LEI DE IMPROBIDADE ADMINISTRATIVA

LIA

16/08/2022

A Lei n. 8.429/1992, denominada Lei de Improbidade Administrativa (LIA), vem regulamentar o art. 37, § 4º, da Constituição Federal. Trata-se de diploma que define e classifica os atos de improbidade administrativa em três modalidades distintas (enriquecimento ilícito, lesão ao erário e atentado contra os princípios da Administração Pública), cominando-lhes sanções políticas, civis e administrativas.
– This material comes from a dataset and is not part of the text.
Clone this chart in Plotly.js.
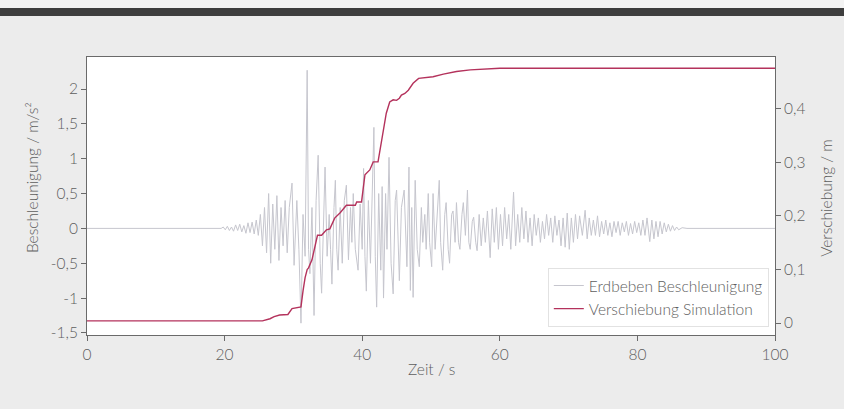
<!DOCTYPE html>
<html>
<head>
<meta charset="utf-8">
<script src="https://cdn.plot.ly/plotly-3.0.1.min.js"></script>
<style>
  html, body { margin: 0; padding: 0; background: #ececec; }
  #wrap { position: relative; width: 844px; height: 409px; overflow: hidden; background: #ececec; }
  #topstrip { position: absolute; left: 0; top: 0; width: 844px; height: 8px; background: #f3f3f3; z-index: 5; }
  #bar { position: absolute; left: 0; top: 8px; width: 844px; height: 8px; background: #3e3e3e; z-index: 5; }
  #chart { position: absolute; left: 0; top: 0; width: 844px; height: 409px; }
</style>
</head>
<body>
<div id="wrap">
  <div id="chart"></div>
  <div id="topstrip"></div>
  <div id="bar"></div>
</div>
<script>
// ---- Data ----
const accelTime = [
  0, 19.5, 19.8, 20.1, 20.4, 20.7, 21.0, 21.3, 21.6, 21.9, 22.2, 22.5, 22.8, 23.1, 23.4, 23.7, 24.0, 24.3, 24.6, 24.9,
  25.2, 25.5, 25.8, 26.1, 26.4, 26.7, 27.0, 27.3, 27.6, 27.9, 28.2, 28.5, 28.8, 29.1, 29.4, 29.8, 30.1, 30.5, 30.8, 31.1,
  31.4, 31.7, 32.0, 32.2, 32.4, 32.7, 33.0, 33.3, 33.6, 33.9, 34.1, 34.4, 34.6, 34.9, 35.2, 35.4, 35.6, 35.9, 36.1, 36.3,
  36.5, 36.8, 37.1, 37.4, 37.7, 38.0, 38.3, 38.5, 38.7, 39.0, 39.4, 39.7, 40.0, 40.2, 40.4, 40.6, 40.9, 41.2, 41.5, 41.7,
  41.9, 42.1, 42.4, 42.7, 42.9, 43.1, 43.4, 43.6, 43.9, 44.2, 44.5, 44.8, 45.0, 45.4, 45.7, 46.1, 46.5, 46.8, 47.0, 47.2,
  47.4, 47.7, 48.0, 48.3, 48.6, 48.8, 49.1, 49.3, 49.6, 49.8, 50.1, 50.3, 50.6, 50.9, 51.2, 51.4, 51.7, 52.0, 52.2, 52.5,
  52.7, 53.0, 53.2, 53.5, 53.7, 54.0, 54.2, 54.5, 54.7, 55.0, 55.3, 55.5, 55.7, 56.0, 56.2, 56.5, 56.7, 57.0, 57.3, 57.6,
  57.9, 58.2, 58.6, 58.9, 59.2, 59.5, 59.8, 60.1, 60.4, 60.7, 61.0, 61.3, 61.6, 62.0, 62.3, 62.6, 62.9, 63.2, 63.5, 63.8,
  64.1, 64.4, 64.7, 65.0, 65.3, 65.6, 65.9, 66.2, 66.5, 66.8, 67.1, 67.4, 67.7, 68.0, 68.3, 68.6, 68.9, 69.2, 69.5, 69.8,
  70.1, 70.4, 70.7, 71.0, 71.3, 71.6, 72.0, 72.4, 72.7, 73.0, 73.3, 73.6, 73.9, 74.2, 74.5, 74.8, 75.1, 75.4, 75.7, 76.0,
  76.3, 76.6, 76.9, 77.2, 77.5, 77.8, 78.1, 78.4, 78.7, 79.0, 79.3, 79.6, 79.9, 80.2, 80.5, 80.8, 81.1, 81.4, 81.8, 82.1,
  82.4, 82.7, 83.0, 83.3, 83.6, 83.9, 84.2, 84.5, 84.8, 85.1, 85.4, 85.7, 86.0, 86.5, 87.2, 100
];
const accelValue = [
  0, 0, 0.02, -0.02, 0.03, -0.03, 0.02, -0.04, 0.05, -0.03, 0.06, -0.05, 0.04, -0.07, 0.08, -0.06, 0.09, -0.08, 0.12, -0.10,
  0.20, -0.25, 0.30, -0.35, 0.50, -0.50, 0.35, -0.30, 0.47, -0.46, 0.30, -0.25, 0.40, -0.35, 0.30, 0.65, -0.53, 0.40, -0.30, -1.36,
  0.20, -0.40, 2.27, -0.30, -0.65, 0.30, -1.25, 0.40, 1.05, -0.50, -0.93, 0.30, 0.88, -0.40, 0.20, -0.30, -0.80, 0.30, 0.69, -0.30,
  -0.60, 0.30, -0.50, 0.40, 0.62, -0.45, 0.30, -0.20, 0.50, -0.30, -0.60, 0.35, -0.30, 0.86, -0.40, -0.90, 0.40, -0.50, 0.60, 1.45,
  -0.40, -1.13, 0.50, -0.60, 0.60, -1.00, 0.50, -0.30, 1.02, -0.50, -0.94, 0.40, 0.55, -0.75, 0.30, 0.55, -0.55, 0.88, -0.89, 0.30,
  -0.99, 0.69, -0.30, -0.55, 0.30, -0.20, 0.20, -0.30, 0.50, -0.20, -0.55, 0.50, -0.30, 0.30, 0.69, -0.20, -0.60, 0.20, 0.37, -0.30,
  -0.50, 0.20, 0.25, -0.20, 0.37, -0.20, -0.30, 0.20, 0.37, -0.10, 0.55, -0.20, -0.30, 0.10, 0.16, -0.20, -0.32, 0.20, -0.25, 0.15,
  -0.20, 0.25, -0.42, 0.28, -0.20, 0.30, -0.30, 0.20, -0.25, 0.30, -0.15, 0.20, -0.30, 0.52, -0.25, 0.20, -0.20, 0.30, -0.15, 0.25,
  -0.20, 0.15, -0.25, 0.20, -0.10, 0.15, -0.20, 0.10, -0.15, 0.20, -0.10, 0.15, -0.20, 0.18, -0.10, 0.12, -0.25, 0.15, -0.27, 0.22,
  -0.30, 0.15, -0.20, 0.20, -0.15, 0.18, -0.10, 0.26, -0.15, 0.15, -0.10, 0.12, -0.10, 0.18, -0.12, 0.10, -0.08, 0.12, -0.10, 0.08,
  -0.12, 0.10, -0.06, 0.10, -0.10, 0.08, -0.05, 0.10, -0.10, 0.07, -0.08, 0.10, -0.06, 0.08, -0.10, 0.12, -0.10, 0.15, -0.19, 0.12,
  -0.15, 0.10, -0.12, 0.10, -0.08, 0.08, -0.05, 0.06, -0.04, 0.04, -0.03, 0.02, -0.02, 0.01, 0, 0
];

const dispTime = [
  0, 25.5, 26.6, 27.2, 28.0, 29.2, 29.8, 30.6, 31.1, 31.4, 31.7, 32.0, 32.2, 32.7, 33.5, 34.1, 34.8, 35.3, 36.0, 36.8,
  37.5, 37.7, 39.0, 39.2, 39.9, 40.4, 41.1, 41.6, 42.3, 42.8, 43.5, 44.0, 44.5, 45.0, 45.4, 45.7, 46.2, 46.7, 47.4, 48.2,
  50.3, 51.8, 53.7, 55.7, 57.1, 60.0, 100
];
const dispValue = [
  0.004, 0.004, 0.008, 0.012, 0.015, 0.016, 0.027, 0.028, 0.030, 0.060, 0.085, 0.100, 0.103, 0.118, 0.164, 0.164, 0.174, 0.176, 0.196, 0.206,
  0.217, 0.220, 0.220, 0.226, 0.226, 0.277, 0.286, 0.301, 0.301, 0.336, 0.392, 0.413, 0.417, 0.416, 0.420, 0.426, 0.429, 0.435, 0.448, 0.457,
  0.460, 0.465, 0.470, 0.473, 0.474, 0.476, 0.476
];

const leftTickVals = [-1.5, -1, -0.5, 0, 0.5, 1, 1.5, 2];
const leftTickText = ['-1,5', '-1', '-0,5', '0', '0,5', '1', '1,5', '2'];
const rightTickVals = [0, 0.1, 0.2, 0.3, 0.4];
const rightTickText = ['0', '0,1', '0,2', '0,3', '0,4'];
const xTickVals = [0, 20, 40, 60, 80, 100];
const xTickText = ['0', '20', '40', '60', '80', '100'];

const seriesNames = ['Erdbeben Beschleunigung', 'Verschiebung Simulation'];
const xTitle = 'Zeit / s';
const yTitle = 'Beschleunigung / m/s²';
const y2Title = 'Verschiebung / m';

// ---- Chart ----
const FONT = 'Lato, "Open Sans", sans-serif';
const TXT = '#5e5e5e';
const AX = '#6a6a6a';
const W = 300;

const traces = [
  {
    x: accelTime, y: accelValue, name: seriesNames[0], type: 'scatter', mode: 'lines',
    line: { color: '#c6c6ce', width: 1 }, yaxis: 'y'
  },
  {
    x: dispTime, y: dispValue, name: seriesNames[1], type: 'scatter', mode: 'lines',
    line: { color: '#b4325c', width: 1.4 }, yaxis: 'y2'
  }
];

const tf = { family: FONT, size: 15.5, color: TXT, weight: W };

const layout = {
  width: 844, height: 409,
  margin: { l: 87, r: 69, t: 57, b: 74 },
  paper_bgcolor: '#ececec',
  plot_bgcolor: '#ffffff',
  separators: ',.',
  font: { family: FONT, color: TXT, size: 15, weight: W },
  showlegend: true,
  legend: {
    x: 0.991, y: 0.029, xanchor: 'right', yanchor: 'bottom',
    bgcolor: '#ffffff', bordercolor: '#e2e2e2', borderwidth: 1,
    font: { family: FONT, size: 15.5, color: TXT, weight: W },
    tracegroupgap: 0
  },
  xaxis: {
    range: [0, 100], tickvals: xTickVals, ticktext: xTickText,
    showgrid: false, zeroline: false, showline: true, linecolor: AX, linewidth: 1,
    mirror: true, ticks: 'outside', ticklen: 5, tickcolor: AX,
    tickfont: tf
  },
  yaxis: {
    range: [-1.53, 2.46], tickvals: leftTickVals, ticktext: leftTickText,
    showgrid: false, zeroline: false, showline: true, linecolor: AX, linewidth: 1,
    ticks: 'outside', ticklen: 5, tickcolor: AX,
    tickfont: tf
  },
  yaxis2: {
    range: [-0.0224, 0.497], tickvals: rightTickVals, ticktext: rightTickText,
    overlaying: 'y', side: 'right',
    showgrid: false, zeroline: false, showline: true, linecolor: AX, linewidth: 1,
    ticks: 'outside', ticklen: 5, tickcolor: AX,
    tickfont: tf
  },
  annotations: [
    { text: xTitle, xref: 'paper', yref: 'paper', x: 0.5, y: -0.122, xanchor: 'center', yanchor: 'middle',
      showarrow: false, font: tf },
    { text: yTitle, xref: 'paper', yref: 'paper', x: -0.080, y: 0.568, xanchor: 'center', yanchor: 'middle',
      textangle: -90, showarrow: false, font: tf },
    { text: y2Title, xref: 'paper', yref: 'paper', x: 1.074, y: 0.493, xanchor: 'center', yanchor: 'middle',
      textangle: -90, showarrow: false, font: tf }
  ]
};

Plotly.newPlot('chart', traces, layout, { displayModeBar: false, staticPlot: true });
</script>
</body>
</html>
Perseguindo o mesmo intuito moralizante, a Lei Anticorrupção Empresarial (Lei 12.846/2013) combate os atos lesivos à Administração Pública, nacional ou estrangeira, praticados em benefício ou no interesse de pessoa jurídica de direito privado, cominando-lhes sanções administrativas e civis.

Sabe-se que os bens jurídicos tutelados por ambos os diplomas são muito semelhantes, com destaque para a defesa do patrimônio público e dos princípios da Administração Pública. Ademais, muitas das condutas consideradas ilícitas para os fins da LIA, também o são para os fins da LAE. Nota-se, assim, uma zona de coincidência entre os objetos tutelados pela Lei de Improbidade Administrativa e pela Lei Anticorrupção Empresarial.

Dúvidas sobre a aplicação das normas

Nesse cenário, é natural que surjam dúvidas sobre a escorreita aplicação dessas normas.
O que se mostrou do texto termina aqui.